Dialogue for an EU-Malaysia trade agreement reopens


Despite the controversial issue of palm oil, European and Malaysian industry groups are pushing to restart trade negotiations

After free trade agreements with Singapore and Vietnam, the European Union aims to expand its network of bilateral agreements in Southeast Asia. With an economy devastated by the pandemic crisis, Thailand and the Philippines have expressed interest in reopening talks, while negotiations with Indonesia are proceeding. Now it seems that the conditions are in place to relaunch negotiations with Malaysia as well after some industrial groups have announced that they want to put pressure on Brussels and Kuala Lumpur to reach an agreement.

Today, Malaysia is one of the most advanced countries in Southeast Asia overall: it is the third region in terms of GDP (12%) and the EU's third-largest partner in ASEAN. It is the second-largest oil producer in the region and the third-largest exporter of liquefied natural gas in the world, thanks also to its strategic position among the main energy trade routes.

Malaysia has already tried to start talks with the EU in 2010, but these broke down two years later due to the difficulty in agreeing on key elements. The main obstacle, now as then, remains the controversial issue of palm oil. Lobbies in Indonesia and Malaysia - which supply 84% of global palm oil production - have long opposed EU environmental protection rules on biodiesel imports. Above all, this is because the crops are an important source of income for rural dwellers, who also make up a large part of the electorate in both countries. On the other hand, environmentalists are fighting hard against the intensive production of palm oil, which is the main cause of deforestation that destroys the habitat of orangutans and other endangered species.

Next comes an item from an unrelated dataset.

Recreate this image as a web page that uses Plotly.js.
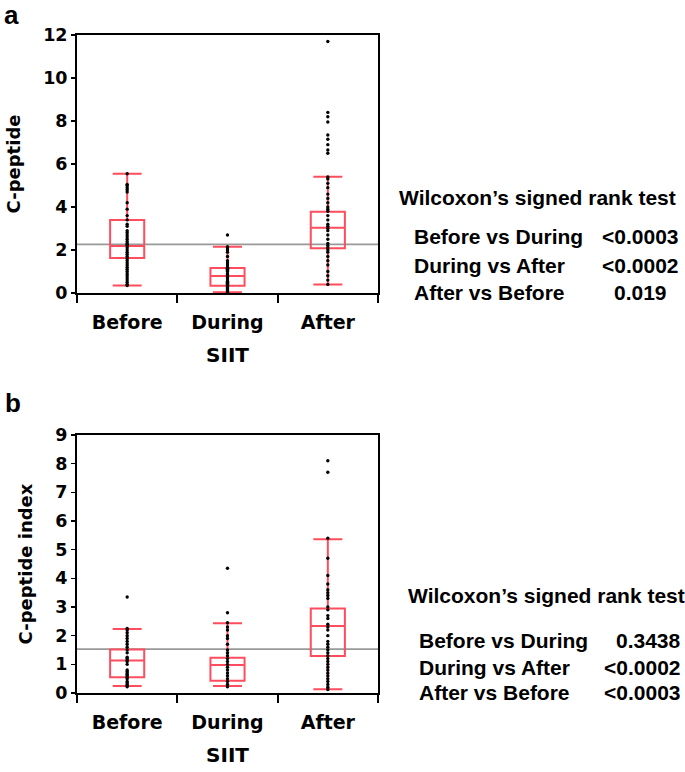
<!DOCTYPE html>
<html>
<head>
<meta charset="utf-8">
<script src="https://cdn.plot.ly/plotly-3.0.1.min.js"></script>
<style>html,body{margin:0;padding:0;background:#fff;}#chart{width:685px;height:772px;}</style>
</head>
<body>
<div id="chart"></div>
<script>
// ---------- data ----------
var categories = ["Before", "During", "After"];

// Panel a: C-peptide box statistics
var aQ1  = [1.63, 0.34, 2.08];
var aMed = [2.19, 0.79, 3.04];
var aQ3  = [3.40, 1.16, 3.78];
var aLo  = [0.35, 0.03, 0.40];
var aHi  = [5.55, 2.15, 5.41];
var aRef = 2.26;

// Panel a: individual values
var aBefore = [0.35, 0.4, 0.5, 0.6, 0.7, 0.8, 0.9, 1.0, 1.1, 1.2, 1.3, 1.4, 1.5, 1.6, 1.7, 1.8, 1.9, 2.0, 2.1, 2.2, 2.25, 2.3, 2.4, 2.5, 2.6, 2.7, 2.8, 2.9, 3.1, 3.2, 3.4, 3.6, 3.9, 4.2, 4.7, 4.8, 4.9, 5.0, 5.05, 5.55];
var aDuring = [0.03, 0.05, 0.1, 0.15, 0.2, 0.25, 0.3, 0.35, 0.4, 0.45, 0.5, 0.55, 0.6, 0.7, 0.75, 0.8, 0.85, 0.9, 1.0, 1.05, 1.1, 1.15, 1.2, 1.3, 1.4, 1.5, 1.7, 1.9, 2.0, 2.1, 2.15, 2.7];
var aAfter  = [0.4, 0.6, 0.8, 1.0, 1.3, 1.5, 1.7, 1.9, 2.0, 2.1, 2.2, 2.3, 2.5, 2.7, 2.9, 3.0, 3.1, 3.2, 3.4, 3.6, 3.8, 3.9, 4.0, 4.2, 4.4, 4.6, 4.9, 5.1, 5.3, 5.4, 6.5, 6.65, 6.9, 7.15, 7.35, 7.95, 8.2, 8.4, 11.7];

// Panel b: C-peptide index box statistics
var bQ1  = [0.55, 0.43, 1.29];
var bMed = [1.13, 0.98, 2.34];
var bQ3  = [1.52, 1.23, 2.95];
var bLo  = [0.24, 0.24, 0.13];
var bHi  = [2.23, 2.43, 5.36];
var bRef = 1.53;

// Panel b: individual values
var bBefore = [0.22, 0.25, 0.3, 0.35, 0.4, 0.5, 0.55, 0.6, 0.65, 0.7, 0.75, 0.8, 1.0, 1.1, 1.15, 1.2, 1.25, 1.4, 1.5, 1.6, 1.7, 1.8, 1.9, 2.0, 2.1, 2.2, 2.25, 3.35];
var bDuring = [0.22, 0.3, 0.4, 0.5, 0.6, 0.7, 0.8, 0.9, 1.0, 1.1, 1.2, 1.3, 1.4, 1.5, 1.7, 1.9, 2.0, 2.2, 2.3, 2.45, 2.8, 4.35];
var bAfter  = [0.12, 0.2, 0.3, 0.4, 0.5, 0.6, 0.7, 0.8, 0.9, 1.0, 1.1, 1.2, 1.3, 1.4, 1.5, 1.6, 1.7, 1.8, 2.0, 2.2, 2.3, 2.4, 2.6, 2.7, 2.9, 3.0, 3.3, 3.4, 3.5, 3.6, 3.8, 4.1, 4.7, 5.4, 7.7, 8.1];

// Test results
var testTitle = "Wilcoxon’s signed rank test";
var comparisons = ["Before vs During", "During vs After", "After vs Before"];
var aPvalues = ["<0.0003", "<0.0002", "0.019"];
var bPvalues = ["0.3438", "<0.0002", "<0.0003"];

// ---------- styling ----------
var RED = "#ff4d5e";
var axisFont = "DejaVu Sans, Verdana, sans-serif";
var textFont = "Liberation Sans, Arial, sans-serif";
var W = 685, H = 772;

function boxTrace(q1, med, q3, lo, hi, xa, ya) {
  return {
    type: "box", x: categories, q1: q1, median: med, q3: q3,
    lowerfence: lo, upperfence: hi, boxpoints: false,
    width: 0.34, whiskerwidth: 0.85,
    line: {color: RED, width: 2}, fillcolor: "rgba(0,0,0,0)",
    xaxis: xa, yaxis: ya, showlegend: false, hoverinfo: "skip"
  };
}
function pointTrace(groups, xa, ya) {
  var xs = [], ys = [];
  groups.forEach(function (g, i) { g.forEach(function (v) { xs.push(categories[i]); ys.push(v); }); });
  return {
    type: "scatter", mode: "markers", x: xs, y: ys,
    marker: {color: "#000", size: 3.4},
    xaxis: xa, yaxis: ya, showlegend: false, hoverinfo: "skip"
  };
}

var traces = [
  boxTrace(aQ1, aMed, aQ3, aLo, aHi, "x", "y"),
  pointTrace([aBefore, aDuring, aAfter], "x", "y"),
  boxTrace(bQ1, bMed, bQ3, bLo, bHi, "x2", "y2"),
  pointTrace([bBefore, bDuring, bAfter], "x2", "y2")
];

function xAxis(domain) {
  return {
    domain: domain, type: "category", categoryarray: categories, range: [-0.5, 2.5],
    showline: true, mirror: true, linecolor: "#000", linewidth: 2,
    ticks: "outside", tickson: "boundaries", ticklen: 8, tickwidth: 2, tickcolor: "#000",
    ticklabelstandoff: 11,
    tickfont: {family: axisFont, size: 19, color: "#000", weight: "bold"},
    showgrid: false, zeroline: false, fixedrange: true,
    title: {text: "SIIT", font: {family: axisFont, size: 20, color: "#000", weight: "bold"}, standoff: 16}
  };
}
function yAxis(domain, range, dtick, title) {
  return {
    domain: domain, range: range, dtick: dtick,
    showline: true, mirror: true, linecolor: "#000", linewidth: 2,
    ticks: "outside", ticklen: 4, tickwidth: 1.5, tickcolor: "#000",
    tickfont: {family: axisFont, size: 17.5, color: "#000", weight: "bold"},
    showgrid: false, zeroline: false, fixedrange: true,
    title: {text: title, font: {family: axisFont, size: 18, color: "#000", weight: "bold"}, standoff: 18}
  };
}

var xd = [77 / W, 378 / W];
var layout = {
  width: W, height: H,
  margin: {l: 0, r: 0, t: 0, b: 0},
  paper_bgcolor: "#fff", plot_bgcolor: "#fff",
  xaxis: Object.assign(xAxis(xd), {anchor: "y"}),
  yaxis: Object.assign(yAxis([1 - 293 / H, 1 - 35 / H], [0, 12], 2, "C-peptide"), {anchor: "x"}),
  xaxis2: Object.assign(xAxis(xd), {anchor: "y2"}),
  yaxis2: Object.assign(yAxis([1 - 693 / H, 1 - 435 / H], [0, 9], 1, "C-peptide index"), {anchor: "x2"}),
  shapes: [
    {type: "line", xref: "x domain", yref: "y", x0: 0, x1: 1, y0: aRef, y1: aRef, line: {color: "#999", width: 1.8}, layer: "below"},
    {type: "line", xref: "x2 domain", yref: "y2", x0: 0, x1: 1, y0: bRef, y1: bRef, line: {color: "#999", width: 1.8}, layer: "below"}
  ],
  annotations: []
};

function ann(text, x, y, xanchor, size) {
  return {text: text, xref: "paper", yref: "paper", x: x / W, y: 1 - y / H,
    xanchor: xanchor, yanchor: "middle", showarrow: false,
    font: {family: textFont, size: size, color: "#000", weight: "bold"}};
}
layout.annotations.push(ann("a", 2, 15, "left", 26));
layout.annotations.push(ann("b", 3, 403, "left", 26));

layout.annotations.push(ann(testTitle, 397, 197, "left", 21));
layout.annotations.push(ann(testTitle, 406, 595, "left", 21));
var aRows = [237, 265, 292], bRows = [640, 667, 692];
comparisons.forEach(function (c, i) {
  layout.annotations.push(ann(c, 412, aRows[i], "left", 21));
  layout.annotations.push(ann(aPvalues[i], 640, aRows[i], "center", 21));
  layout.annotations.push(ann(c, 417, bRows[i], "left", 21));
  layout.annotations.push(ann(bPvalues[i], 683, bRows[i], "right", 21));
});

Plotly.newPlot("chart", traces, layout, {staticPlot: true, displayModeBar: false});
</script>
</body>
</html>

This is why in 2018, with the Renewable Energy Directive II and the subsequent Delegated Regulation, the Commission established strict "eco-friendly measures" for the European energy sector, which include the total ban on imports of all those biofuels that cause even indirectly the increase in greenhouse gas emissions by 2030, including palm oil.

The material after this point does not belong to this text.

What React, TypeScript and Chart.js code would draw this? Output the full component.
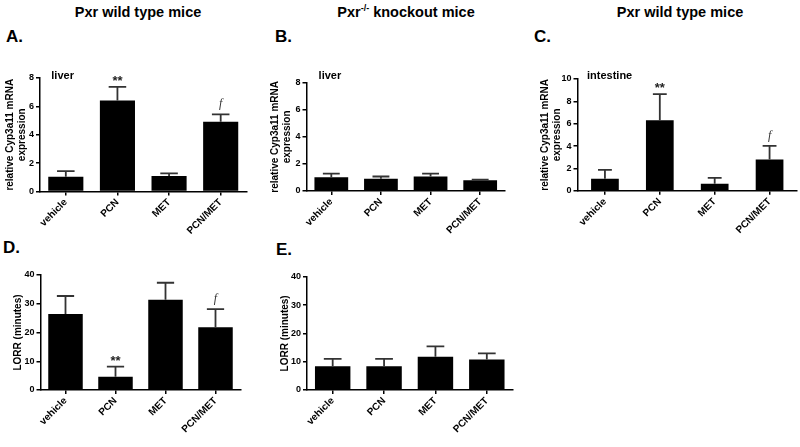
import React, { useEffect, useRef } from 'react';
import { Chart, registerables } from 'chart.js';

Chart.register(...registerables);

const FONT = '"Liberation Sans", Arial, Helvetica, sans-serif';
const SERIF = '"Liberation Serif", "Times New Roman", serif';

// ---------- data ----------
const categories = ['vehicle', 'PCN', 'MET', 'PCN/MET'];

const wtLiverMean = [1.04, 6.42, 1.1, 4.92];
const wtLiverSem = [0.4, 0.96, 0.18, 0.52];

const koLiverMean = [1.01, 0.9, 1.08, 0.79];
const koLiverSem = [0.27, 0.17, 0.2, 0.05];

const wtIntestineMean = [1.07, 6.3, 0.62, 2.8];
const wtIntestineSem = [0.8, 2.35, 0.54, 1.22];

const wtLorrMean = [26.4, 4.6, 31.4, 21.8];
const wtLorrSem = [6.3, 3.5, 5.9, 6.3];

const koLorrMean = [8.4, 8.4, 11.7, 10.8];
const koLorrSem = [2.6, 2.6, 3.7, 2.1];

const sigMarks = ['', '**', '', 'f'];
const noMarks = ['', '', '', ''];

const mrnaAxisTitle = ['relative Cyp3a11 mRNA', 'expression'];
const lorrAxisTitle = 'LORR (minutes)';

const liverMax = 8;
const liverStep = 2;
const intestineMax = 10;
const intestineStep = 2;
const lorrMax = 40;
const lorrStep = 10;

type PanelProps = {
  mean: number[];
  sem: number[];
  marks: string[];
  yMax: number;
  yStep: number;
  yTitle: string | string[];
  titlePad: number;
  barPct: number;
  canvasLeft: number;
  areaLeft: number;
  areaRight: number;
  areaTop: number;
  areaBottom: number;
};

function Panel(p: PanelProps) {
  const ref = useRef<HTMLCanvasElement>(null);
  const padTop = 16;
  const xH = 52;
  const canvasTop = Math.floor(p.areaTop - padTop);
  const canvasHeight = Math.ceil(p.areaBottom + xH - canvasTop);
  const canvasWidth = Math.ceil(p.areaRight + 2 - p.canvasLeft);

  useEffect(() => {
    if (!ref.current) return;
    const errorBars = {
      id: 'errorBars',
      afterDatasetsDraw(chart: any) {
        const ctx = chart.ctx;
        const ys = chart.scales.y;
        const meta = chart.getDatasetMeta(0);
        ctx.save();
        meta.data.forEach((bar: any, i: number) => {
          const top = ys.getPixelForValue(p.mean[i] + p.sem[i]);
          const half = bar.width * 0.25;
          ctx.strokeStyle = '#333333';
          ctx.lineWidth = 1.8;
          ctx.beginPath();
          ctx.moveTo(bar.x, bar.y);
          ctx.lineTo(bar.x, top);
          ctx.moveTo(bar.x - half, top);
          ctx.lineTo(bar.x + half, top);
          ctx.stroke();
          const m = p.marks[i];
          if (m === '**') {
            ctx.fillStyle = '#222222';
            ctx.font = `bold 13px ${FONT}`;
            ctx.textAlign = 'center';
            ctx.textBaseline = 'alphabetic';
            ctx.fillText('**', bar.x, top - 2);
          } else if (m === 'f') {
            ctx.fillStyle = '#333333';
            ctx.font = `italic 12px ${SERIF}`;
            ctx.textAlign = 'center';
            ctx.textBaseline = 'alphabetic';
            ctx.fillText('f', bar.x, top - 7);
          }
        });
        ctx.restore();
      },
    };

    const axisGrid = {
      display: true,
      drawOnChartArea: false,
      drawTicks: true,
      tickLength: 4,
      color: '#000000',
      lineWidth: 1.5,
      offset: false,
    };
    const axisBorder = { display: true, color: '#000000', width: 1.5 };

    const chart = new Chart(ref.current, {
      type: 'bar',
      data: {
        labels: categories,
        datasets: [
          {
            data: p.mean,
            backgroundColor: '#000000',
            borderWidth: 0,
            categoryPercentage: 1,
            barPercentage: p.barPct,
          },
        ],
      },
      options: {
        responsive: false,
        animation: false,
        devicePixelRatio: 1,
        layout: {
          padding: {
            top: p.areaTop - canvasTop,
            right: canvasWidth - (p.areaRight - p.canvasLeft),
            left: 0,
            bottom: 0,
          },
        },
        plugins: {
          legend: { display: false },
          tooltip: { enabled: false },
        },
        scales: {
          x: {
            type: 'category',
            offset: true,
            grid: axisGrid,
            border: axisBorder,
            ticks: {
              color: '#000000',
              font: { family: FONT, size: 10, weight: 'bold' },
              minRotation: 45,
              maxRotation: 45,
              autoSkip: false,
              padding: 1,
            },
            afterFit: (s: any) => {
              s.height = canvasHeight - (p.areaBottom - canvasTop);
            },
          },
          y: {
            min: 0,
            max: p.yMax,
            grid: axisGrid,
            border: axisBorder,
            ticks: {
              stepSize: p.yStep,
              color: '#000000',
              font: { family: FONT, size: 9, weight: 'bold' },
              padding: 2,
            },
            title: {
              display: true,
              text: p.yTitle,
              color: '#000000',
              font: { family: FONT, size: 10, weight: 'bold', lineHeight: 1.2 },
              padding: { top: p.titlePad, bottom: 0 },
            },
            afterFit: (s: any) => {
              s.width = p.areaLeft - p.canvasLeft;
            },
          },
        },
      } as any,
      plugins: [errorBars as any],
    });
    return () => chart.destroy();
  }, []);

  return (
    <canvas
      ref={ref}
      width={canvasWidth}
      height={canvasHeight}
      style={{
        position: 'absolute',
        left: p.canvasLeft,
        top: canvasTop,
        width: canvasWidth,
        height: canvasHeight,
      }}
    />
  );
}

function Txt(props: {
  left: number;
  top: number;
  size: number;
  children: React.ReactNode;
  width?: number;
  center?: boolean;
}) {
  return (
    <div
      style={{
        position: 'absolute',
        left: props.left,
        top: props.top,
        width: props.width,
        textAlign: props.center ? 'center' : 'left',
        fontFamily: FONT,
        fontWeight: 'bold',
        fontSize: props.size,
        lineHeight: 1,
        color: '#000',
        whiteSpace: 'nowrap',
      }}
    >
      {props.children}
    </div>
  );
}

export default function App() {
  return (
    <div
      style={{
        position: 'absolute',
        left: 0,
        top: 0,
        width: 800,
        height: 447,
        background: '#ffffff',
        overflow: 'hidden',
      }}
    >
      {/* column titles */}
      <Txt left={-12} top={5.2} size={14.5} width={300} center>
        Pxr wild type mice
      </Txt>
      <Txt left={256} top={5.2} size={14.5} width={300} center>
        Pxr
        <span style={{ fontSize: 9, position: 'relative', top: -6, lineHeight: 0 }}>-/-</span>
        {' '}knockout mice
      </Txt>
      <Txt left={530} top={5.2} size={14.5} width={300} center>
        Pxr wild type mice
      </Txt>

      {/* panel letters */}
      <Txt left={6} top={27.6} size={17}>A.</Txt>
      <Txt left={275} top={27.6} size={17}>B.</Txt>
      <Txt left={534} top={27.6} size={17}>C.</Txt>
      <Txt left={3} top={238.6} size={17}>D.</Txt>
      <Txt left={276} top={240.6} size={17}>E.</Txt>

      <Panel
        mean={wtLiverMean}
        sem={wtLiverSem}
        marks={sigMarks}
        yMax={liverMax}
        yStep={liverStep}
        yTitle={mrnaAxisTitle}
        titlePad={4}
        barPct={0.68}
        canvasLeft={0}
        areaLeft={40}
        areaRight={246.5}
        areaTop={78}
        areaBottom={191.5}
      />
      <Panel
        mean={koLiverMean}
        sem={koLiverSem}
        marks={noMarks}
        yMax={liverMax}
        yStep={liverStep}
        yTitle={mrnaAxisTitle}
        titlePad={9}
        barPct={0.68}
        canvasLeft={260}
        areaLeft={306.5}
        areaRight={505}
        areaTop={82.7}
        areaBottom={191}
      />
      <Panel
        mean={wtIntestineMean}
        sem={wtIntestineSem}
        marks={sigMarks}
        yMax={intestineMax}
        yStep={intestineStep}
        yTitle={mrnaAxisTitle}
        titlePad={19}
        barPct={0.505}
        canvasLeft={520}
        areaLeft={577.5}
        areaRight={797}
        areaTop={79}
        areaBottom={190.8}
      />
      <Panel
        mean={wtLorrMean}
        sem={wtLorrSem}
        marks={sigMarks}
        yMax={lorrMax}
        yStep={lorrStep}
        yTitle={lorrAxisTitle}
        titlePad={12}
        barPct={0.69}
        canvasLeft={0}
        areaLeft={40.5}
        areaRight={240.5}
        areaTop={275}
        areaBottom={390}
      />
      <Panel
        mean={koLorrMean}
        sem={koLorrSem}
        marks={noMarks}
        yMax={lorrMax}
        yStep={lorrStep}
        yTitle={lorrAxisTitle}
        titlePad={19}
        barPct={0.69}
        canvasLeft={260}
        areaLeft={307}
        areaRight={512.5}
        areaTop={276.7}
        areaBottom={390}
      />

      {/* tissue labels */}
      <Txt left={51.3} top={69.7} size={11}>liver</Txt>
      <Txt left={318.6} top={69.7} size={11}>liver</Txt>
      <Txt left={587} top={69.7} size={11}>intestine</Txt>
    </div>
  );
}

However, now, like Indonesia, Kuala Lumpur has decided to open proceedings against the EU using the WTO dispute settlement mechanism in January this year. Both states accuse the EU of pursuing discriminatory and protectionist trading practices. A risky move that could jeopardize negotiations with the EU, and all for a product that accounts for less than 5% of exports to the old continent.

Nevertheless, given the economic importance of a free trade agreement, some analysts believe that the well-known palm oil issue would be raised mainly for domestic political reasons. They highlight how the Malaysian Prime Minister, Muhyiddin Yassin, and his minority government, in view of the general elections scheduled for 2023, are committed to a nationalist agenda for the benefit of the country's Muslim majority, which accounts for the majority of owners and workers in the palm oil industry.

Meanwhile, pressure is growing on the Malaysian government, especially from local businesses, which are well aware that a free trade agreement with the EU would stimulate post-pandemic recovery. At the same time, the restart of the negotiations would allow European countries to take advantage of the commercial and investment opportunities offered by a dynamic market in an area of the world on which EU companies are betting a lot. Today, therefore, after the failed attempts of the recent past, the time seems finally ripe for Malaysia and the EU to sit down at the table to restart negotiations.